### What is required
Write out the material exactly, leaving every picture behind.

** Start of Collected material **

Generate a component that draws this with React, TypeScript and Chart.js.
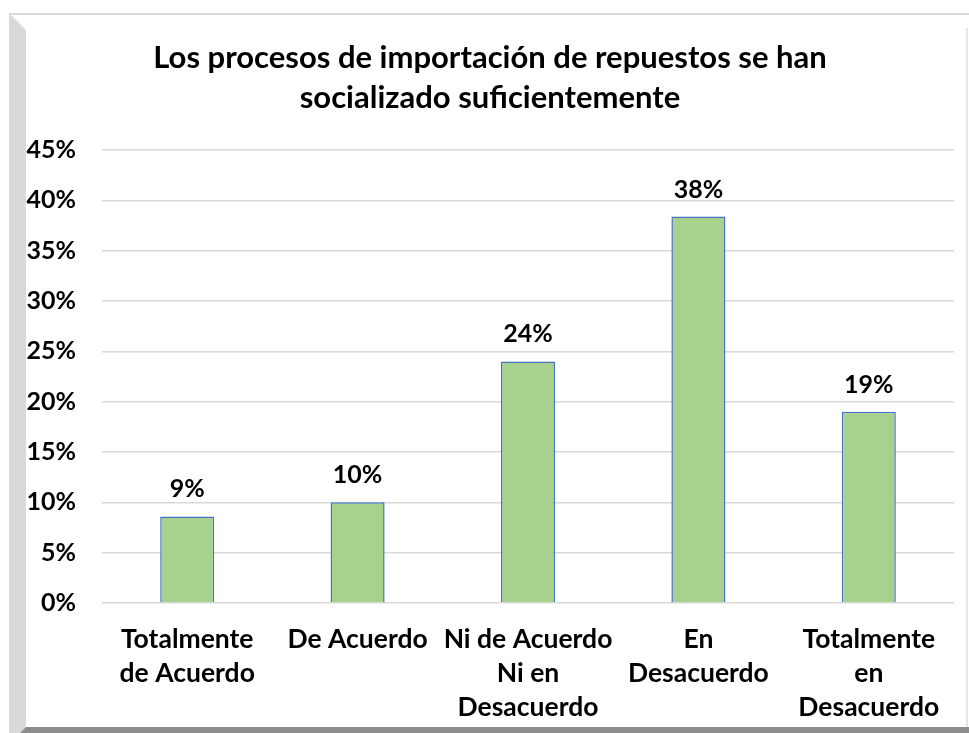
import React, { useEffect, useRef } from "react";
import { Chart, registerables } from "chart.js";

Chart.register(...registerables);

const titleLines = ["Los procesos de importación de repuestos se han", "socializado suficientemente"];
const categories: string[][] = [
  ["Totalmente", "de Acuerdo"],
  ["De Acuerdo"],
  ["Ni de Acuerdo", "Ni en", "Desacuerdo"],
  ["En", "Desacuerdo"],
  ["Totalmente", "en", "Desacuerdo"],
];
const values = [8.6, 10, 24, 38.4, 19];
const dataLabels = ["9%", "10%", "24%", "38%", "19%"];
const yMin = 0;
const yMax = 45;
const yStep = 5;

const FONT = "Lato, 'Open Sans', sans-serif";

const labelPlugin = {
  id: "barLabels",
  afterDatasetsDraw(chart: any) {
    const ctx = chart.ctx;
    const meta = chart.getDatasetMeta(0);
    ctx.save();
    ctx.font = `bold 25px ${FONT}`;
    ctx.fillStyle = "#000000";
    ctx.textAlign = "center";
    ctx.textBaseline = "middle";
    meta.data.forEach((bar: any, i: number) => {
      ctx.fillText(dataLabels[i], bar.x, bar.y - 27);
    });
    ctx.restore();
  },
};

export default function App() {
  const ref = useRef<HTMLCanvasElement | null>(null);
  useEffect(() => {
    if (!ref.current) return;
    const chart = new Chart(ref.current, {
      type: "bar",
      data: {
        labels: categories,
        datasets: [
          {
            data: values,
            backgroundColor: "#A9D18E",
            borderColor: "#4472C4",
            borderWidth: 1.5,
            barPercentage: 0.317,
            categoryPercentage: 1,
          },
        ],
      },
      options: {
        responsive: false,
        animation: false,
        devicePixelRatio: 1,
        layout: { padding: { left: 0, right: 12, top: 0, bottom: 0 } },
        plugins: {
          legend: { display: false },
          tooltip: { enabled: false },
          title: {
            display: true,
            text: titleLines,
            color: "#000000",
            font: { family: FONT, size: 31, weight: "bold", lineHeight: 40 / 31 },
            padding: { top: 23, bottom: 32 },
          },
        },
        scales: {
          x: {
            grid: { display: false, drawTicks: false },
            border: { display: false },
            ticks: {
              color: "#000000",
              font: { family: FONT, size: 26.5, weight: "bold", lineHeight: 34 / 26.5 },
              padding: 19,
              maxRotation: 0,
              autoSkip: false,
            },
            afterFit(scale: any) {
              scale.height = 124;
            },
          },
          y: {
            min: yMin,
            max: yMax,
            grid: { color: "#d9d9d9", lineWidth: 1.5, drawTicks: false },
            border: { display: false },
            ticks: {
              stepSize: yStep,
              color: "#000000",
              padding: 26,
              font: { family: FONT, size: 25, weight: "bold" },
              callback: (v: any) => `${v}%`,
            },
            afterFit(scale: any) {
              scale.width = 76;
            },
          },
        },
      },
      plugins: [labelPlugin],
    });
    return () => chart.destroy();
  }, []);

  return (
    <div style={{ position: "fixed", left: 0, top: 0, width: 969, height: 733, background: "#ffffff", overflow: "hidden" }}>
      <div style={{ position: "absolute", left: 9, top: 13, width: 960, height: 2, background: "#d9d9d9" }} />
      <div
        style={{
          position: "absolute",
          left: 9,
          top: 13,
          width: 17,
          height: 720,
          background: "#d9d9d9",
          clipPath: "polygon(0 0, 100% 17px, 100% 100%, 0 100%)",
        }}
      />
      <div
        style={{
          position: "absolute",
          left: 20,
          top: 727,
          width: 949,
          height: 6,
          background: "#8c8c8c",
          clipPath: "polygon(6px 0, 100% 0, 100% 100%, 0 100%)",
        }}
      />
      <div style={{ position: "absolute", left: 966, top: 28, width: 2, height: 699, background: "#e6e6e6" }} />
      <div style={{ position: "absolute", left: 26, top: 15, width: 940, height: 712 }}>
        <canvas ref={ref} width={940} height={712} style={{ display: "block" }} />
      </div>
    </div>
  );
}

** End of Collected material **

### Solution
Generate a component that draws this with React, TypeScript and Chart.js.
import React, { useEffect, useRef } from "react";
import { Chart, registerables } from "chart.js";

Chart.register(...registerables);

const titleLines = ["Los procesos de importación de repuestos se han", "socializado suficientemente"];
const categories: string[][] = [
  ["Totalmente", "de Acuerdo"],
  ["De Acuerdo"],
  ["Ni de Acuerdo", "Ni en", "Desacuerdo"],
  ["En", "Desacuerdo"],
  ["Totalmente", "en", "Desacuerdo"],
];
const values = [8.6, 10, 24, 38.4, 19];
const dataLabels = ["9%", "10%", "24%", "38%", "19%"];
const yMin = 0;
const yMax = 45;
const yStep = 5;

const FONT = "Lato, 'Open Sans', sans-serif";

const labelPlugin = {
  id: "barLabels",
  afterDatasetsDraw(chart: any) {
    const ctx = chart.ctx;
    const meta = chart.getDatasetMeta(0);
    ctx.save();
    ctx.font = `bold 25px ${FONT}`;
    ctx.fillStyle = "#000000";
    ctx.textAlign = "center";
    ctx.textBaseline = "middle";
    meta.data.forEach((bar: any, i: number) => {
      ctx.fillText(dataLabels[i], bar.x, bar.y - 27);
    });
    ctx.restore();
  },
};

export default function App() {
  const ref = useRef<HTMLCanvasElement | null>(null);
  useEffect(() => {
    if (!ref.current) return;
    const chart = new Chart(ref.current, {
      type: "bar",
      data: {
        labels: categories,
        datasets: [
          {
            data: values,
            backgroundColor: "#A9D18E",
            borderColor: "#4472C4",
            borderWidth: 1.5,
            barPercentage: 0.317,
            categoryPercentage: 1,
          },
        ],
      },
      options: {
        responsive: false,
        animation: false,
        devicePixelRatio: 1,
        layout: { padding: { left: 0, right: 12, top: 0, bottom: 0 } },
        plugins: {
          legend: { display: false },
          tooltip: { enabled: false },
          title: {
            display: true,
            text: titleLines,
            color: "#000000",
            font: { family: FONT, size: 31, weight: "bold", lineHeight: 40 / 31 },
            padding: { top: 23, bottom: 32 },
          },
        },
        scales: {
          x: {
            grid: { display: false, drawTicks: false },
            border: { display: false },
            ticks: {
              color: "#000000",
              font: { family: FONT, size: 26.5, weight: "bold", lineHeight: 34 / 26.5 },
              padding: 19,
              maxRotation: 0,
              autoSkip: false,
            },
            afterFit(scale: any) {
              scale.height = 124;
            },
          },
          y: {
            min: yMin,
            max: yMax,
            grid: { color: "#d9d9d9", lineWidth: 1.5, drawTicks: false },
            border: { display: false },
            ticks: {
              stepSize: yStep,
              color: "#000000",
              padding: 26,
              font: { family: FONT, size: 25, weight: "bold" },
              callback: (v: any) => `${v}%`,
            },
            afterFit(scale: any) {
              scale.width = 76;
            },
          },
        },
      },
      plugins: [labelPlugin],
    });
    return () => chart.destroy();
  }, []);

  return (
    <div style={{ position: "fixed", left: 0, top: 0, width: 969, height: 733, background: "#ffffff", overflow: "hidden" }}>
      <div style={{ position: "absolute", left: 9, top: 13, width: 960, height: 2, background: "#d9d9d9" }} />
      <div
        style={{
          position: "absolute",
          left: 9,
          top: 13,
          width: 17,
          height: 720,
          background: "#d9d9d9",
          clipPath: "polygon(0 0, 100% 17px, 100% 100%, 0 100%)",
        }}
      />
      <div
        style={{
          position: "absolute",
          left: 20,
          top: 727,
          width: 949,
          height: 6,
          background: "#8c8c8c",
          clipPath: "polygon(6px 0, 100% 0, 100% 100%, 0 100%)",
        }}
      />
      <div style={{ position: "absolute", left: 966, top: 28, width: 2, height: 699, background: "#e6e6e6" }} />
      <div style={{ position: "absolute", left: 26, top: 15, width: 940, height: 712 }}>
        <canvas ref={ref} width={940} height={712} style={{ display: "block" }} />
      </div>
    </div>
  );
}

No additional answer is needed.